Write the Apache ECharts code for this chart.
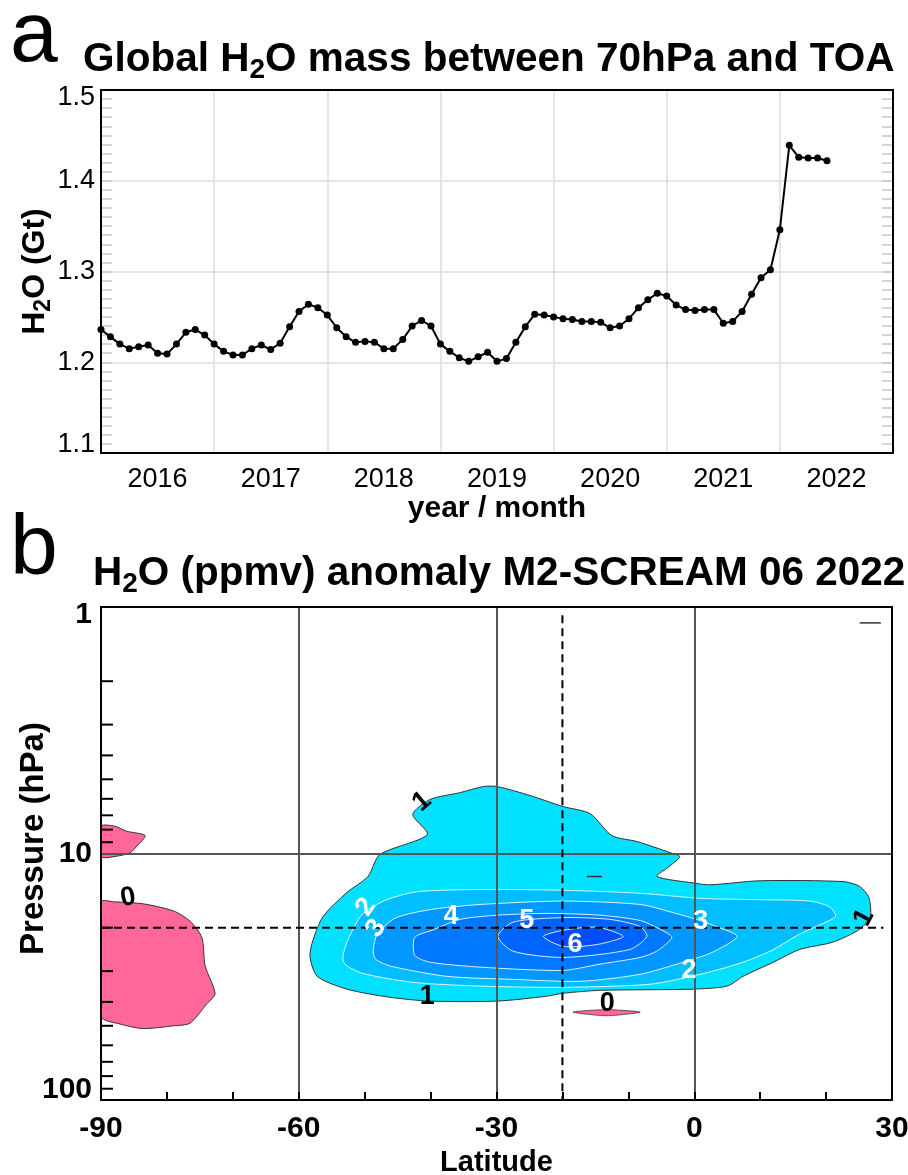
<!DOCTYPE html>
<html><head><meta charset="utf-8">
<script src="https://cdn.jsdelivr.net/npm/echarts@6/dist/echarts.min.js"></script>
<style>html,body{margin:0;padding:0;background:#fff}#c{width:908px;height:1175px}</style>
</head><body><div id="c"></div>
<script>
const FONT = '"Liberation Sans", Arial, Helvetica, sans-serif';

// ---------- Panel a: monthly global H2O mass (Gt), Jan 2016 .. Jun 2022 ----------
const years = ['2016','2017','2018','2019','2020','2021','2022'];
const h2oMass = [
  1.236,1.228,1.220,1.215,1.217,1.219,1.210,1.209,1.220,1.233,1.236,1.230,
  1.220,1.212,1.208,1.208,1.215,1.219,1.214,1.221,1.239,1.256,1.264,1.260,
  1.252,1.238,1.228,1.222,1.223,1.222,1.215,1.215,1.225,1.240,1.246,1.240,
  1.220,1.212,1.205,1.201,1.206,1.211,1.201,1.204,1.222,1.239,1.253,1.252,
  1.250,1.248,1.247,1.245,1.245,1.244,1.238,1.240,1.248,1.260,1.269,1.276,
  1.273,1.263,1.258,1.257,1.258,1.258,1.243,1.245,1.256,1.275,1.293,1.302,
  1.346,1.439,1.426,1.425,1.425,1.422
];

// ---------- Panel b: H2O anomaly contours (lat, pressure hPa) ----------
const pressureMinorTicks = [2,3,4,5,6,7,8,9,20,30,40,50,60,70,80,90];
const refLat = -20;
const refP = 20;
const pinkSmall = [[-90,7.75],[-87.9,7.75],[-86.1,8.12],[-83.3,8.46],[-84.6,9.34],[-85.6,9.94],[-87.6,10.25],[-90,10.3]];
const pinkLeft = [[-90,15.7],[-88.1,15.7],[-83.6,16.0],[-79.0,17.1],[-76.5,18.8],[-74.7,21.9],[-74.2,28.6],[-72.7,37.0],[-74.0,40.9],[-76.5,48.8],[-79.0,50.0],[-83.6,51.3],[-87.1,49.2],[-90,45.8]];
const pinkLens = [[-18.4,44.0],[-13.3,43.0],[-8.2,44.0],[-13.3,45.5]];
const level1 = [[-58.3,26.1],[-57.8,22.3],[-56.3,18.0],[-52.7,14.4],[-49.5,12.4],[-47.7,10.1],[-40.5,8.38],[-42.7,6.95],[-40.1,6.04],[-35.5,5.66],[-32.0,5.35],[-29.9,5.35],[-24.9,5.82],[-19.9,6.45],[-15.8,6.89],[-12.5,8.46],[-8.7,8.94],[-3.7,9.91],[-2.2,10.3],[-4.0,11.4],[-5.65,12.4],[0.1,13.2],[2.4,13.4],[10.0,12.9],[22.6,13.0],[25.1,13.6],[26.5,15.1],[26.7,18.0],[25.1,20.3],[21.0,22.9],[16.0,24.5],[12.0,27.6],[7.4,31.5],[5.0,34.5],[-0.2,35.5],[-14.3,35.9],[-19.9,36.9],[-22.3,37.9],[-29.9,39.7],[-40.1,39.7],[-46.2,38.3],[-52.7,35.5],[-57.2,31.5]];
const level2 = [[-53.3,26.1],[-52.5,22.3],[-50.4,17.7],[-46.9,15.5],[-42.1,14.3],[-32.5,14.0],[-19.9,14.1],[-8.2,14.5],[0.9,15.2],[10.0,15.4],[17.6,15.6],[20.6,16.5],[21.4,18.0],[18.8,19.6],[15.6,21.5],[11.8,24.7],[6.9,27.9],[0.9,30.9],[-6.7,33.9],[-19.9,34.9],[-32.5,34.5],[-42.7,33.3],[-50.4,30.6],[-53.0,28.1]];
const level3 = [[-48.7,24.9],[-48.1,21.3],[-45.4,18.3],[-40.1,16.9],[-32.5,16.1],[-19.9,15.6],[-8.2,16.1],[-2.8,17.5],[0.9,18.7],[3.6,19.9],[6.5,21.7],[2.7,25.2],[-1.7,27.6],[-8.2,30.9],[-17.3,33.0],[-27.5,32.4],[-37.5,31.5],[-45.9,28.7],[-48.3,26.9]];
const level4 = [[-42.4,25.9],[-42.4,21.9],[-39.8,20.5],[-35.5,18.5],[-29.9,17.8],[-22.3,17.5],[-14.3,17.8],[-8.2,18.7],[-5.2,20.3],[-3.4,21.9],[-5.7,24.9],[-8.2,26.4],[-14.3,28.1],[-19.9,29.8],[-32.5,28.9],[-40.1,27.6]];
const level5 = [[-29.8,21.7],[-27.5,19.0],[-19.9,18.2],[-12.8,18.5],[-8.2,19.8],[-7.2,21.7],[-9.75,24.5],[-19.9,26.4],[-27.5,24.9]];
const level6 = [[-22.9,21.7],[-19.9,20.5],[-14.75,19.9],[-10.8,21.7],[-14.75,23.4],[-19.9,23.8]];
const tinyMarkA = [[-16.3,12.4],[-14.0,12.4]];
const tinyMarkB = [[25.1,1.16],[28.3,1.16]];
const labelText = ['1','1','1','0','0','2','3','4','5','6','3','2'];
const labelLat  = [-41.3,-40.5,25.75,-85.9,-13.2,-49.8,-48.3,-36.9,-25.4,-18.1,1.0,-0.8];
const labelP    = [6.16,37.9,18.2,15.1,40.5,16.5,20.1,18.0,18.7,23.4,18.8,29.8];

// styles
const labelColor = ['#000','#000','#000','#000','#000','#fff','#fff','#fff','#fff','#fff','#fff','#fff'];
const labelRot   = [40,0,62,10,0,55,55,0,0,0,0,0];
const shapes = [
  {pts: pinkSmall, fill:'#FF6699', stroke:'#333', lw:1},
  {pts: pinkLeft,  fill:'#FF6699', stroke:'#333', lw:1},
  {pts: pinkLens,  fill:'#FF6699', stroke:'#333', lw:0.8},
  {pts: level1, fill:'#00E1FF', stroke:'#333', lw:1},
  {pts: level2, fill:'#00BEFF', stroke:'rgba(255,255,255,0.85)', lw:1},
  {pts: level3, fill:'#0098FF', stroke:'rgba(255,255,255,0.85)', lw:1},
  {pts: level4, fill:'#0078FF', stroke:'rgba(255,255,255,0.85)', lw:1},
  {pts: level5, fill:'#0064FF', stroke:'rgba(255,255,255,0.85)', lw:1},
  {pts: level6, fill:'#004EFF', stroke:'rgba(255,255,255,0.85)', lw:1}
];
const marks = [tinyMarkA, tinyMarkB];

const chart = echarts.init(document.getElementById('c'), null, {renderer:'canvas'});
const axisFont = {fontFamily: FONT, color:'#000'};
const lblA = {fontFamily:FONT, fontSize:27, color:'#000'};
const lblB = {fontFamily:FONT, fontWeight:'bold', fontSize:30, color:'#000'};

const option = {
  animation: false,
  backgroundColor: '#fff',
  title: [
    {text:'{b|Global H}{s|2}{b|O mass between 70hPa and TOA}', left:83, top:36, padding:0,
     textStyle:{rich:{b:{fontSize:40.5, fontWeight:'bold', fontFamily:FONT, color:'#000', lineHeight:48},
                      s:{fontSize:28, fontWeight:'bold', fontFamily:FONT, color:'#000', lineHeight:28, padding:[20,0,0,0], verticalAlign:'top'}}}},
    {text:'{b|H}{s|2}{b|O (ppmv) anomaly M2-SCREAM 06 2022}', left:93, top:550, padding:0,
     textStyle:{rich:{b:{fontSize:40.5, fontWeight:'bold', fontFamily:FONT, color:'#000', lineHeight:48},
                      s:{fontSize:28, fontWeight:'bold', fontFamily:FONT, color:'#000', lineHeight:28, padding:[20,0,0,0], verticalAlign:'top'}}}}
  ],
  graphic: [
    {type:'text', left:10, top:-6, style:{text:'a', font:'86px ' + FONT, fill:'#000'}},
    {type:'text', left:10, top:507, style:{text:'b', font:'86px ' + FONT, fill:'#000'}}
  ],
  grid: [
    {left:101, top:90, width:792, height:363, show:true, borderColor:'#000', borderWidth:2, backgroundColor:'transparent', z:10, containLabel:false, outerBoundsMode:'none'},
    {left:101, top:607, width:791, height:493, show:true, borderColor:'#000', borderWidth:2, backgroundColor:'transparent', z:10, containLabel:false, outerBoundsMode:'none'}
  ],
  xAxis: [
    {gridIndex:0, type:'value', min:0, max:84, interval:6,
     axisLine:{show:false, onZero:false}, axisTick:{show:false}, splitLine:{show:false},
     axisLabel:{...axisFont, fontSize:27, margin:13, formatter: v => ((v-6)%12===0 ? years[(v-6)/12] : '')},
     name:'year / month', nameLocation:'middle', nameGap:41, nameMoveOverlap:false,
     nameTextStyle:{fontFamily:FONT, fontWeight:'bold', fontSize:30, color:'#000'}},
    {gridIndex:0, type:'value', min:0, max:84, interval:12,
     axisLine:{show:false, onZero:false}, axisTick:{show:false}, axisLabel:{show:false},
     splitLine:{show:true, showMinLine:false, showMaxLine:false, lineStyle:{color:'#dcdcdc', width:1.5}}},
    {gridIndex:1, type:'value', min:-90, max:30, interval:30, z:3,
     axisLine:{show:false, onZero:false},
     axisTick:{show:true, inside:true, length:8, lineStyle:{color:'#000', width:2}},
     minorTick:{show:true, splitNumber:3, length:8, lineStyle:{color:'#000', width:2}},
     splitLine:{show:true, showMinLine:false, showMaxLine:false, lineStyle:{color:'#555', width:2}},
     axisLabel:{...axisFont, fontSize:30, fontWeight:'bold', margin:14},
     name:'Latitude', nameLocation:'middle', nameGap:48, nameMoveOverlap:false,
     nameTextStyle:{fontFamily:FONT, fontWeight:'bold', fontSize:29, color:'#000'}}
  ],
  yAxis: [
    {gridIndex:0, type:'value', min:1.1, max:1.5, interval:0.1,
     axisLine:{show:false, onZero:false},
     axisTick:{show:true, inside:true, length:11, lineStyle:{color:'#c8c8c8', width:1.5}},
     minorTick:{show:true, splitNumber:10, length:11, lineStyle:{color:'#c8c8c8', width:1.5}},
     splitLine:{show:true, showMinLine:false, showMaxLine:false, lineStyle:{color:'#dcdcdc', width:1.5}},
     axisLabel:{margin:6, formatter: v => {
         const s = v.toFixed(1);
         return s === '1.5' ? '{t|' + s + '}' : (s === '1.1' ? '{u|' + s + '}' : '{m|' + s + '}'); },
       rich:{t:{...lblA, padding:[16,0,0,0]}, u:{...lblA, padding:[0,0,16,0]}, m:{...lblA}}},
     name:'{b|H}{s|2}{b|O (Gt)}', nameLocation:'middle', nameRotate:90, nameGap:47, nameMoveOverlap:false,
     nameTextStyle:{rich:{b:{fontFamily:FONT, fontWeight:'bold', fontSize:32, color:'#000', lineHeight:38},
                          s:{fontFamily:FONT, fontWeight:'bold', fontSize:23, color:'#000', lineHeight:23, padding:[16,0,0,0], verticalAlign:'top'}}}},
    {gridIndex:0, type:'value', min:1.1, max:1.5, interval:0.1, position:'right',
     axisLine:{show:false, onZero:false}, axisLabel:{show:false}, splitLine:{show:false},
     axisTick:{show:true, inside:true, length:11, lineStyle:{color:'#c8c8c8', width:1.5}},
     minorTick:{show:true, splitNumber:10, length:11, lineStyle:{color:'#c8c8c8', width:1.5}}},
    {gridIndex:1, type:'log', logBase:10, min:1, max:100, inverse:true, z:3,
     axisLine:{show:false, onZero:false}, axisTick:{show:false},
     splitLine:{show:true, showMinLine:false, showMaxLine:false, lineStyle:{color:'#555', width:2}},
     axisLabel:{margin:9, formatter: v => { const r = Math.round(v); return r===1 ? '{t|1}' : (r===100 ? '{u|100}' : '{m|' + r + '}'); },
       rich:{t:{...lblB, padding:[16,0,0,0]}, u:{...lblB, padding:[0,0,20,0]}, m:{...lblB}}},
     name:'Pressure (hPa)', nameLocation:'middle', nameRotate:90, nameGap:51, nameMoveOverlap:false,
     nameTextStyle:{fontFamily:FONT, fontWeight:'bold', fontSize:33, color:'#000', padding:[0,0,0,30]}}
  ],
  series: [
    {type:'line', xAxisIndex:0, yAxisIndex:0, z:5,
     data: h2oMass.map((v,i) => [i, v]),
     symbol:'circle', symbolSize:7, showSymbol:true,
     lineStyle:{color:'#000', width:2}, itemStyle:{color:'#000'}},
    {type:'custom', xAxisIndex:2, yAxisIndex:2, z:2, clip:true,
     data: shapes.map(s => s.pts[0]),
     renderItem: (params, api) => {
       const s = shapes[params.dataIndex];
       return {type:'polygon', shape:{points: s.pts.map(q => api.coord(q)), smooth:0.25},
               style:{fill:s.fill, stroke:s.stroke, lineWidth:s.lw}};
     }},
    {type:'custom', xAxisIndex:2, yAxisIndex:2, z:3,
     data: marks.map(m => m[0]),
     renderItem: (params, api) => {
       const m = marks[params.dataIndex];
       return {type:'polyline', shape:{points: m.map(q => api.coord(q))}, style:{stroke:'#333', lineWidth:1.5, fill:null}};
     }},
    {type:'custom', xAxisIndex:2, yAxisIndex:2, z:6,
     data: pressureMinorTicks.map(p => [-90, p]),
     renderItem: (params, api) => {
       const pt = api.coord([api.value(0), api.value(1)]);
       return {type:'line', shape:{x1:pt[0], y1:pt[1], x2:pt[0]+12, y2:pt[1]}, style:{stroke:'#000', lineWidth:2}};
     }},
    {type:'line', xAxisIndex:2, yAxisIndex:2, z:7, symbol:'none', silent:true,
     data:[[-90, refP],[28.7, refP]], lineStyle:{color:'#000', width:2, type:[8,5]}},
    {type:'line', xAxisIndex:2, yAxisIndex:2, z:7, symbol:'none', silent:true,
     data:[[refLat, 1.08],[refLat, 100]], lineStyle:{color:'#000', width:2, type:[8,5]}},
    {type:'custom', xAxisIndex:2, yAxisIndex:2, z:8,
     data: labelText.map((t,i) => [labelLat[i], labelP[i]]),
     renderItem: (params, api) => {
       const i = params.dataIndex;
       const pt = api.coord([api.value(0), api.value(1)]);
       return {type:'text', x:pt[0], y:pt[1], rotation: labelRot[i]*Math.PI/180,
               style:{text:labelText[i], fill:labelColor[i], font:'bold 27px ' + FONT, align:'center', verticalAlign:'middle'}};
     }}
  ]
};
chart.setOption(option);
</script>
</body></html>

• DIRECTIVE: Give back exactly the lines from the first line of the data through the line with "Arial, Helvetica, sans-serif';", pictures excluded.

• THE RESPONSE:
Write the Apache ECharts code for this chart.
<!DOCTYPE html>
<html><head><meta charset="utf-8">
<script src="https://cdn.jsdelivr.net/npm/echarts@6/dist/echarts.min.js"></script>
<style>html,body{margin:0;padding:0;background:#fff}#c{width:908px;height:1175px}</style>
</head><body><div id="c"></div>
<script>
const FONT = '"Liberation Sans", Arial, Helvetica, sans-serif';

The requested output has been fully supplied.